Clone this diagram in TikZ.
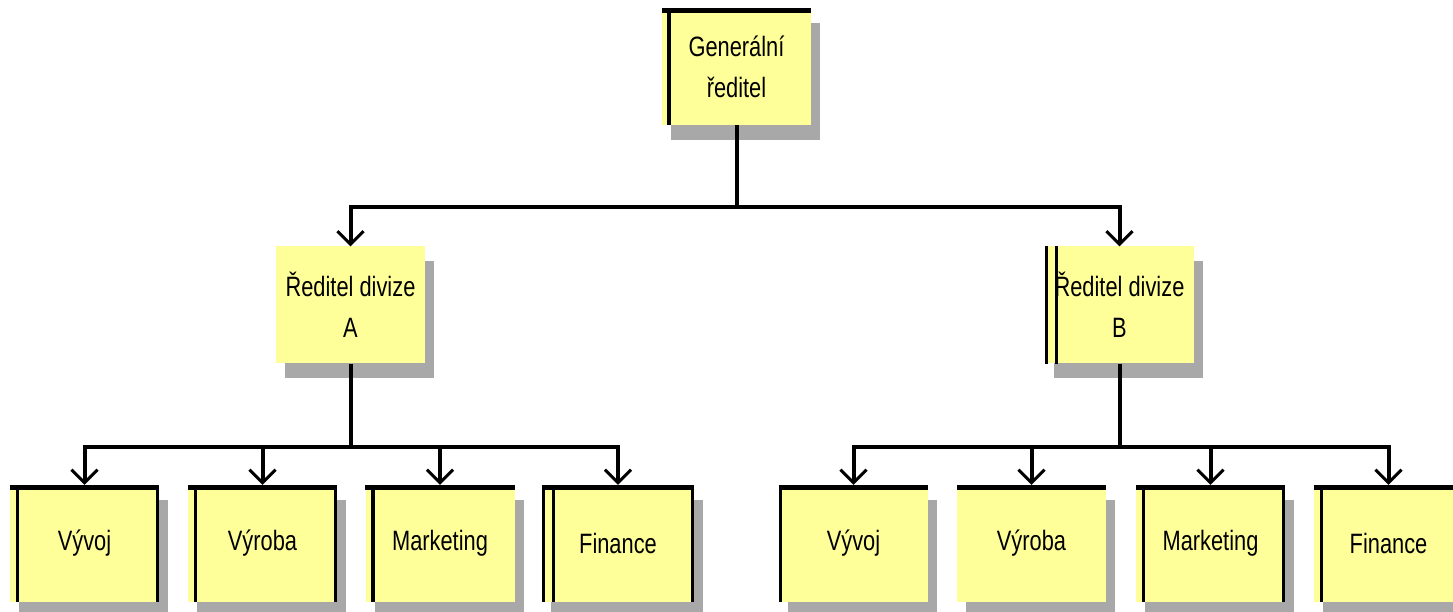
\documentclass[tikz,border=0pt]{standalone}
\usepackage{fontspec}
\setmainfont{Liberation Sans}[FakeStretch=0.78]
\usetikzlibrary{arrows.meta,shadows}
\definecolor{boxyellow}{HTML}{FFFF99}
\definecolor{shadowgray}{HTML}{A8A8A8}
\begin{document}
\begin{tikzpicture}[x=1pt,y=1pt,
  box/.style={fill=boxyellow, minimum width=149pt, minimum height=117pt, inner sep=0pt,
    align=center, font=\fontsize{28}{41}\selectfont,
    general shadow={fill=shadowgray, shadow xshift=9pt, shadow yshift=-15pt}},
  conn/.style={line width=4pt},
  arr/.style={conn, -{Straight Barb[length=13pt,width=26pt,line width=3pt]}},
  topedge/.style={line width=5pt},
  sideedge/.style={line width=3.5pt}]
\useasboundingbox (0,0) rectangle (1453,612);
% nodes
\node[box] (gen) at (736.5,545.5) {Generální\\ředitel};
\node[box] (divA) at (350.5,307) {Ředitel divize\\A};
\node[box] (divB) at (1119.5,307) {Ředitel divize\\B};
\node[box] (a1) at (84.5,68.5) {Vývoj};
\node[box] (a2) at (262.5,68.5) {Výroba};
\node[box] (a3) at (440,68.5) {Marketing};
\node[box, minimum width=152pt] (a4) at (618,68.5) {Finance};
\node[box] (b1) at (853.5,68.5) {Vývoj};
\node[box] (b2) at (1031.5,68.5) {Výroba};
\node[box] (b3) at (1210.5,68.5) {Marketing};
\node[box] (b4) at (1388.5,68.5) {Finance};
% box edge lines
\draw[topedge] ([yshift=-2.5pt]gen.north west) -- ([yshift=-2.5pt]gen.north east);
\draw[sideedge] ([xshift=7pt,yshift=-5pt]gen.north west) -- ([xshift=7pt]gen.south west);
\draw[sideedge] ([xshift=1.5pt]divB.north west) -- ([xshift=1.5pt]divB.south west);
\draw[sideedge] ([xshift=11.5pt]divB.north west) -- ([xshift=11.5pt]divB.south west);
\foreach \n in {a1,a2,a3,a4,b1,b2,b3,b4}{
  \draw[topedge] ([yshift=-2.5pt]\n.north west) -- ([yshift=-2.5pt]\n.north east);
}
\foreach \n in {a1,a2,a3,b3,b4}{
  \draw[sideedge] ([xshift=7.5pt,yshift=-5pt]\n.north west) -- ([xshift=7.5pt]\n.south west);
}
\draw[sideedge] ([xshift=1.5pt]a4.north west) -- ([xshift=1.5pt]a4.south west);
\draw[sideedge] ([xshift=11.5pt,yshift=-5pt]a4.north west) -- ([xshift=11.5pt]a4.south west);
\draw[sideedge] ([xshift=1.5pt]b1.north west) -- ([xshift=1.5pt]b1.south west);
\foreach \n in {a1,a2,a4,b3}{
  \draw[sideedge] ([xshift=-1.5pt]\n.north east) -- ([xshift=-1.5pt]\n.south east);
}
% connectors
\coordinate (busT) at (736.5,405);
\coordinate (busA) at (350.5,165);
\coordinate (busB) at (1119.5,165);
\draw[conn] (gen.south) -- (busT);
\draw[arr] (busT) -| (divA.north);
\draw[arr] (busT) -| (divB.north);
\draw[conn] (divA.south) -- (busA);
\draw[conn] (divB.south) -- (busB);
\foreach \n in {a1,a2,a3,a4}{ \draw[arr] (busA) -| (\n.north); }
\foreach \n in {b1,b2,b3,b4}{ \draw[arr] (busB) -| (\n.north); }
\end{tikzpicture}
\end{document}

> [What to do]:
Repeat the material verbatim. Do not carry over any picture.

> [Written reply]:
Clone this diagram in TikZ.
\documentclass[tikz,border=0pt]{standalone}
\usepackage{fontspec}
\setmainfont{Liberation Sans}[FakeStretch=0.78]
\usetikzlibrary{arrows.meta,shadows}
\definecolor{boxyellow}{HTML}{FFFF99}
\definecolor{shadowgray}{HTML}{A8A8A8}
\begin{document}
\begin{tikzpicture}[x=1pt,y=1pt,
  box/.style={fill=boxyellow, minimum width=149pt, minimum height=117pt, inner sep=0pt,
    align=center, font=\fontsize{28}{41}\selectfont,
    general shadow={fill=shadowgray, shadow xshift=9pt, shadow yshift=-15pt}},
  conn/.style={line width=4pt},
  arr/.style={conn, -{Straight Barb[length=13pt,width=26pt,line width=3pt]}},
  topedge/.style={line width=5pt},
  sideedge/.style={line width=3.5pt}]
\useasboundingbox (0,0) rectangle (1453,612);
% nodes
\node[box] (gen) at (736.5,545.5) {Generální\\ředitel};
\node[box] (divA) at (350.5,307) {Ředitel divize\\A};
\node[box] (divB) at (1119.5,307) {Ředitel divize\\B};
\node[box] (a1) at (84.5,68.5) {Vývoj};
\node[box] (a2) at (262.5,68.5) {Výroba};
\node[box] (a3) at (440,68.5) {Marketing};
\node[box, minimum width=152pt] (a4) at (618,68.5) {Finance};
\node[box] (b1) at (853.5,68.5) {Vývoj};
\node[box] (b2) at (1031.5,68.5) {Výroba};
\node[box] (b3) at (1210.5,68.5) {Marketing};
\node[box] (b4) at (1388.5,68.5) {Finance};
% box edge lines
\draw[topedge] ([yshift=-2.5pt]gen.north west) -- ([yshift=-2.5pt]gen.north east);
\draw[sideedge] ([xshift=7pt,yshift=-5pt]gen.north west) -- ([xshift=7pt]gen.south west);
\draw[sideedge] ([xshift=1.5pt]divB.north west) -- ([xshift=1.5pt]divB.south west);
\draw[sideedge] ([xshift=11.5pt]divB.north west) -- ([xshift=11.5pt]divB.south west);
\foreach \n in {a1,a2,a3,a4,b1,b2,b3,b4}{
  \draw[topedge] ([yshift=-2.5pt]\n.north west) -- ([yshift=-2.5pt]\n.north east);
}
\foreach \n in {a1,a2,a3,b3,b4}{
  \draw[sideedge] ([xshift=7.5pt,yshift=-5pt]\n.north west) -- ([xshift=7.5pt]\n.south west);
}
\draw[sideedge] ([xshift=1.5pt]a4.north west) -- ([xshift=1.5pt]a4.south west);
\draw[sideedge] ([xshift=11.5pt,yshift=-5pt]a4.north west) -- ([xshift=11.5pt]a4.south west);
\draw[sideedge] ([xshift=1.5pt]b1.north west) -- ([xshift=1.5pt]b1.south west);
\foreach \n in {a1,a2,a4,b3}{
  \draw[sideedge] ([xshift=-1.5pt]\n.north east) -- ([xshift=-1.5pt]\n.south east);
}
% connectors
\coordinate (busT) at (736.5,405);
\coordinate (busA) at (350.5,165);
\coordinate (busB) at (1119.5,165);
\draw[conn] (gen.south) -- (busT);
\draw[arr] (busT) -| (divA.north);
\draw[arr] (busT) -| (divB.north);
\draw[conn] (divA.south) -- (busA);
\draw[conn] (divB.south) -- (busB);
\foreach \n in {a1,a2,a3,a4}{ \draw[arr] (busA) -| (\n.north); }
\foreach \n in {b1,b2,b3,b4}{ \draw[arr] (busB) -| (\n.north); }
\end{tikzpicture}
\end{document}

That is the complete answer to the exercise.